The U.S. government has recovered almost $500,000 from a couple in Switzerland who are accused of filing scores of false income-tax returns and having the tax refunds mailed to them overseas.
In return for the money, the federal government has agreed to stop extradition proceedings against the couple and instead allow them to face charges in Switzerland arising out of the same fraud scheme.
The agreement was worked out in Switzerland between Swiss and U.S. authorities, headed by Assistant U.S. Attorney Raymond Banoun of the fraud division here. Although the couple, Arno and Marlise Arndt, may have applied for and received additional refund checks, the amount that will be recovered will be limited to the amount the government can prove was stolen in the scheme.
Many of the checks needed for evidence, for example, have been destroyed in the Internal Revenue Service's normal course of business over the seven years the alleged scheme existed.
The scheme, described by Banoun as a "raid upon the United States Treasury," continued even after the couple were indicted in Washington and New Jersey for various aspects of the fraud, according to court documents.
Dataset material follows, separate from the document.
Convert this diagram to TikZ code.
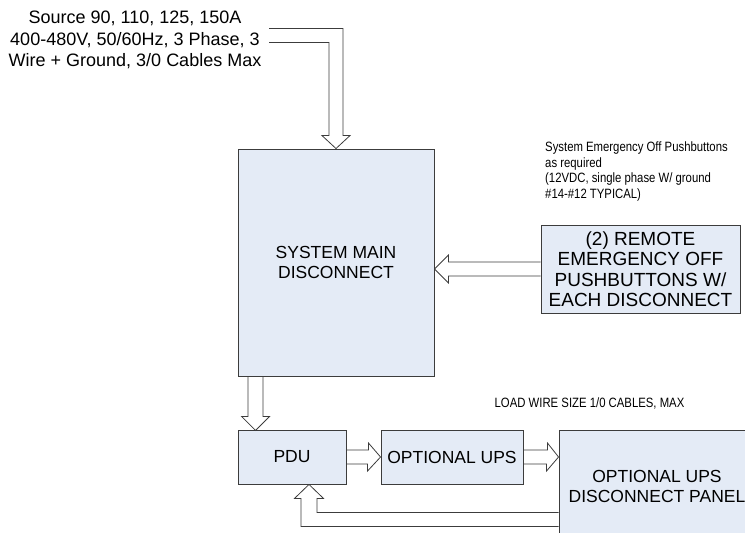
\documentclass[tikz,border=0pt]{standalone}
\usepackage{fontspec}
\setmainfont{Liberation Sans}
\newfontfamily\narrowsf[FakeStretch=0.84]{Liberation Sans}
\usetikzlibrary{calc}
\definecolor{boxblue}{RGB}{228,235,246}
\definecolor{edgegray}{RGB}{60,60,60}
\tikzset{
  blk/.style={draw=edgegray,fill=boxblue,line width=0.9pt,inner sep=0pt,align=center,
    font=\fontsize{17.5}{20}\selectfont},
  hollow/.style={draw=edgegray,line width=0.8pt,line join=miter}, % outlined block arrow
  note/.style={font=\narrowsf\fontsize{13.5}{15.5}\selectfont,align=left,inner sep=0pt},
}

\begin{document}
\begin{tikzpicture}[x=1pt,y=-1pt]
  \clip (0,0) rectangle (745,533);
  % supply text
  \node[font=\fontsize{18}{21.5}\selectfont,align=center,inner sep=0pt] (src) at (135,40)
    {Source 90, 110, 125, 150A\\400-480V, 50/60Hz, 3 Phase, 3\\Wire + Ground, 3/0 Cables Max};
  % boxes
  \node[blk,minimum width=196pt,minimum height=227pt] (main) at (336,262.5) {SYSTEM MAIN\\DISCONNECT};
  \node[blk,minimum width=199pt,minimum height=88pt,font=\fontsize{19}{20.5}\selectfont] (remote) at (640.5,269)
    {(2) REMOTE\\EMERGENCY OFF\\PUSHBUTTONS W/\\EACH DISCONNECT};
  \node[blk,minimum width=108pt,minimum height=54pt] (pdu) at (292,457) {PDU};
  \node[blk,minimum width=142pt,minimum height=54pt] (ups) at (452,457) {OPTIONAL UPS};
  \node[blk,minimum width=196pt,minimum height=112pt] (panel) at (657,486) {OPTIONAL UPS\\DISCONNECT PANEL};
  % notes
  \node[note,anchor=north west] (eonote) at (545,142)
    {System Emergency Off Pushbuttons\\as required\\(12VDC, single phase W/ ground\\\#14-\#12 TYPICAL)};
  \node[note] (loadnote) at (589.5,403) {LOAD WIRE SIZE 1/0 CABLES, MAX};
  % feed into main disconnect
  \draw[hollow] (main.north) -- ++(-14,-13) -- ++(7,0) -- ++(0,-93) -- ++(-60,0);
  \draw[hollow] (main.north) -- ++(14,-13) -- ++(-7,0) -- ++(0,-107) -- ++(-74,0);
  % remote EPO into main
  \draw[hollow] (main.east |- remote.west) -- ++(14,-14) -- ++(0,7) -- ($(remote.west)+(0,-7)$);
  \draw[hollow] (main.east |- remote.west) -- ++(14,14) -- ++(0,-7) -- ($(remote.west)+(0,7)$);
  % main down to PDU
  \draw[hollow] ($(main.south west)+(10.5,0)$) -- ++(0,40) -- ++(-6.5,0) -- ++(14,14)
    -- ++(14,-14) -- ++(-6.5,0) -- ++(0,-40);
  % PDU to UPS to panel
  \draw[hollow] ($(pdu.east)+(0,-7)$) -- ++(22,0) -- ++(0,-7) -- (ups.west)
    -- ++(-13,14) -- ++(0,-7) -- ($(pdu.east)+(0,7)$);
  \draw[hollow] ($(ups.east)+(0,-7)$) -- ++(24,0) -- ++(0,-7) -- (panel.west |- ups.east)
    -- ++(-12,14) -- ++(0,-7) -- ($(ups.east)+(0,7)$);
  % return from panel to PDU
  \draw[hollow] ($(pdu.south)+(17,0)$) coordinate (rtip) -- ++(14.5,14) -- ++(-6.5,0)
    -- ++(0,14) coordinate (r1) -- (r1 -| panel.west);
  \draw[hollow] (rtip) -- ++(-14.5,14) -- ++(6.5,0) -- ++(0,28) coordinate (r2) -- (r2 -| panel.west);
\end{tikzpicture}
\end{document}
According to charges against them the Arndts would create fictitious persons with fake names and jobs and real social security numbers and file income-tax returns. The returns, many of them listing identical fake salaries, would invariably ask for refunds to be sent to Swiss addresses.
If the refunds were slow in coming, Ardnt would make an overseas call to the IRS and complain.
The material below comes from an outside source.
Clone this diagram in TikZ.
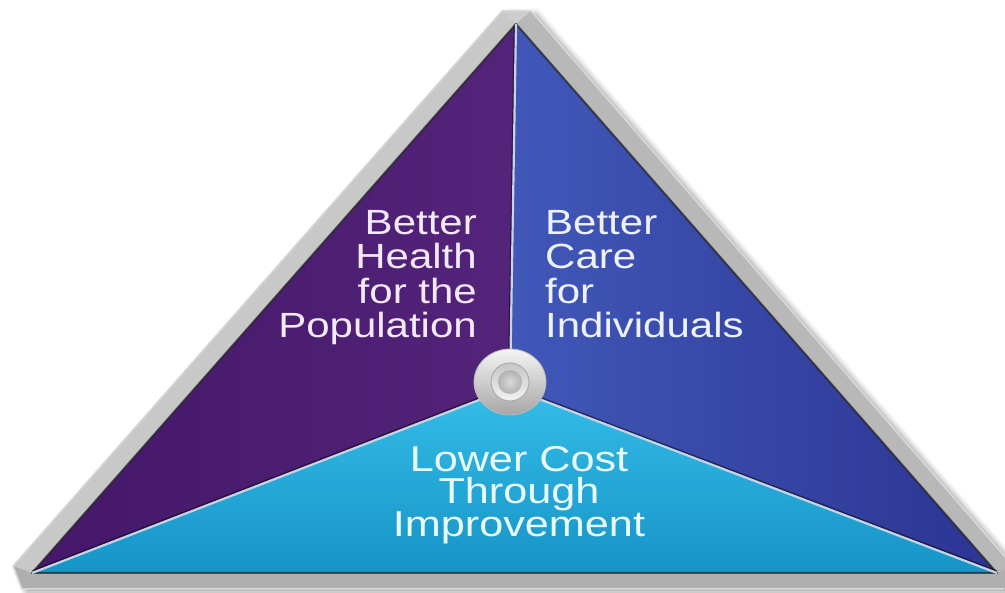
\documentclass[tikz,border=0pt]{standalone}
\usepackage{fontspec}
\newfontfamily\lblfont[FakeStretch=1.2]{Liberation Sans}
\usetikzlibrary{shadows.blur,calc,shapes.geometric}
\definecolor{framegray}{HTML}{BDBDBD}
\definecolor{frameL}{HTML}{C8C8C8}
\definecolor{frameR}{HTML}{B8B8B8}
\definecolor{frameT}{HTML}{CDCDCD}
\definecolor{frameB}{HTML}{AFAFAF}
\definecolor{framelight}{HTML}{D8D8D8}
\definecolor{purpleA}{HTML}{44176A}
\definecolor{purpleB}{HTML}{532479}
\definecolor{blueA}{HTML}{4158B8}
\definecolor{blueB}{HTML}{2C3492}
\definecolor{cyanA}{HTML}{35BDE8}
\definecolor{cyanB}{HTML}{1694C7}
\definecolor{divider}{HTML}{C9D3E6}
\definecolor{txtL}{HTML}{F4E9F8}
\definecolor{txtR}{HTML}{EEF2FF}
\definecolor{txtB}{HTML}{EAFBFF}
\tikzset{
  label/.style={inner sep=0pt, font=\lblfont\fontsize{35}{34.5}\selectfont},
  divline/.style={draw=divider, line width=2.2pt},
  divshadow/.style={draw=black, opacity=0.45, line width=1.6pt},
  edgeline/.style={draw=black!85, opacity=0.75, line width=2pt, line join=round}
}
\begin{document}
\begin{tikzpicture}[x=1pt,y=-1pt]
\useasboundingbox (0,0) rectangle (1005,593);
% coordinates
\coordinate (A) at (516,24);
\coordinate (L) at (32,573);
\coordinate (R) at (997,573);
\coordinate (H) at (510,388);
\coordinate (O1) at (502,11);
\coordinate (O2) at (531,11);
\coordinate (O3) at (1013,566);
\coordinate (O4) at (1004,589);
\coordinate (O5) at (22,589);
\coordinate (O6) at (13,566);
% frame with shadow
\fill[framegray, blur shadow={shadow xshift=5pt, shadow yshift=-3pt, shadow blur radius=6pt, shadow opacity=40}]
  (O1) -- (O2) -- (O3) -- (O4) -- (O5) -- (O6) -- cycle;
\fill[frameT] (O1) -- (O2) -- (A) -- cycle;
\fill[frameL] (O1) -- (A) -- (L) -- (O6) -- cycle;
\fill[frameR] (O2) -- (O3) -- (R) -- (A) -- cycle;
\fill[frameB] (O6) -- (L) -- (R) -- (O3) -- (O4) -- (O5) -- cycle;
\draw[framelight, line width=1.5pt, line join=round]
  (O3) -- (O2) -- (O1) -- (O6) -- (O5) -- (O4);
% faces
\shade[left color=purpleA, right color=purpleB] (A) -- (H) -- (L) -- cycle;
\shade[left color=blueA, right color=blueB] (A) -- (R) -- (H) -- cycle;
\shade[top color=cyanA, bottom color=cyanB] (H) -- (R) -- (L) -- cycle;
% inner edge shadow
\draw[edgeline] (A) -- (R) -- (L) -- cycle;
% dividers
\draw[divshadow] ($(A)+(-1.5,0)$) -- ($(H)+(-1.5,0)$);
\draw[divshadow] ($(H)+(0,-2)$) -- ($(L)+(0,-2)$);
\draw[divshadow] ($(H)+(0,-2)$) -- ($(R)+(0,-2)$);
\draw[divline] (A) -- (H);
\draw[divline] (H) -- (L);
\draw[divline] (H) -- (R);
% hub
\node[ellipse, minimum width=72pt, minimum height=66pt, inner sep=0pt,
      top color=white!92!gray, bottom color=gray!70, draw=gray!55, line width=0.8pt] (hub) at (510,382) {};
\node[circle, minimum size=38pt, inner sep=0pt, top color=gray!45, bottom color=white!90!gray,
      draw=gray!65, line width=1pt] (ring) at (hub.center) {};
\node[circle, minimum size=24pt, inner sep=0pt, inner color=gray!30, outer color=gray!60] (dot) at (hub.center) {};
% labels
\node[label, text=txtL, align=right, anchor=north east] (health) at (477,210)
  {Better\\Health\\for the\\Population};
\node[label, text=txtR, align=left, anchor=north west] (care) at (545,210)
  {Better\\Care\\for\\Individuals};
\node[label, text=txtB, align=center, anchor=north, font=\lblfont\fontsize{36}{32}\selectfont] (cost) at (519,446)
  {Lower Cost\\Through\\Improvement};
\end{tikzpicture}
\end{document}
On one such occasion, according to court documents, Arndt offered an IRS agent a $200 bribe if he would hurry up the refund, and a few days later sent the agent four $50 bills in the mail.
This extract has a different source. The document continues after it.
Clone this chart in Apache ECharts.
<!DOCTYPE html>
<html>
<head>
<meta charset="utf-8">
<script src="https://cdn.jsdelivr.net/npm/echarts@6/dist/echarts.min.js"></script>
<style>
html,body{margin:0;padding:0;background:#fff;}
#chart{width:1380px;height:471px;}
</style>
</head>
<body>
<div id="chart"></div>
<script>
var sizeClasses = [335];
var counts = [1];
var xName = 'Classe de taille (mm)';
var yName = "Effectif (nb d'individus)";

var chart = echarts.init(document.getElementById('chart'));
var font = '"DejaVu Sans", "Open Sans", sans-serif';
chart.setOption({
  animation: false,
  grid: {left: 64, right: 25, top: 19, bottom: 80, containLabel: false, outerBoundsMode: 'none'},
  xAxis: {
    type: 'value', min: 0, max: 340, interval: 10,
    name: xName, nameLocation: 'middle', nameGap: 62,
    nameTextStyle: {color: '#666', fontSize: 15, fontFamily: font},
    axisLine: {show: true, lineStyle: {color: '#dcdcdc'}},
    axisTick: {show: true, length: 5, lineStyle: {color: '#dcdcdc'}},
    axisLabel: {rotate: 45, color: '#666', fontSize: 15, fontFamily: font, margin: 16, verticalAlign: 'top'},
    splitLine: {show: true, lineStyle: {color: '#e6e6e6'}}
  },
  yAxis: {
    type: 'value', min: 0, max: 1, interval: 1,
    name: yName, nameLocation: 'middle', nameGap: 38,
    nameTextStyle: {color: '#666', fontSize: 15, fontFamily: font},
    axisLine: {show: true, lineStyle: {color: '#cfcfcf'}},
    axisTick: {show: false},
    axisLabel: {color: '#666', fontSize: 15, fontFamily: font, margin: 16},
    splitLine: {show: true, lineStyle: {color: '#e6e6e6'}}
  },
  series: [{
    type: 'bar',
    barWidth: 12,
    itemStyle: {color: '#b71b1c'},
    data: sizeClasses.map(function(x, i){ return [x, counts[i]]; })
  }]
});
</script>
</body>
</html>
On another occasion, the IRS even sent Arndt more than he asked for because he was eligible for a $200 tax rebate and because the refund had earned interest while it was being processed.
The Arndts were first charged in Washington in a sealed indictment in January 1978 with illegally obtaining $210,000 in income-tax refunds. Even after the indictment, the couple filed requests for about $400,000 more in tax refunds under various names, the court was told.
Arndt, a German citizen, will be tried on various forgery-related charges in Switzerland. It is unclear at this point what charges his wife Marlise, who is Swiss, will face.
The original indictment was kept secret for 14 months while U.S. authorities tried unsuccessfulyy to persuade the Swiss government to extradite the couple to stand trial in this country.
However, the Swiss government said earlier this year it would prosecute the couple under Swiss law if the United States were willing to assist in the case. Banoun took the evidence in the case to Switzerland and worked with Swiss authorities in developing the case over the last few weeks.
Although the extradition question technically still is an open one, government lawyers said that any prosecution in Switzerland on the same scheme would prohibit the couple from being tried later in the United States.
Arndt could not be reached for comment in Switzerland yesterday, and his wife, Marlise, said she could not comment.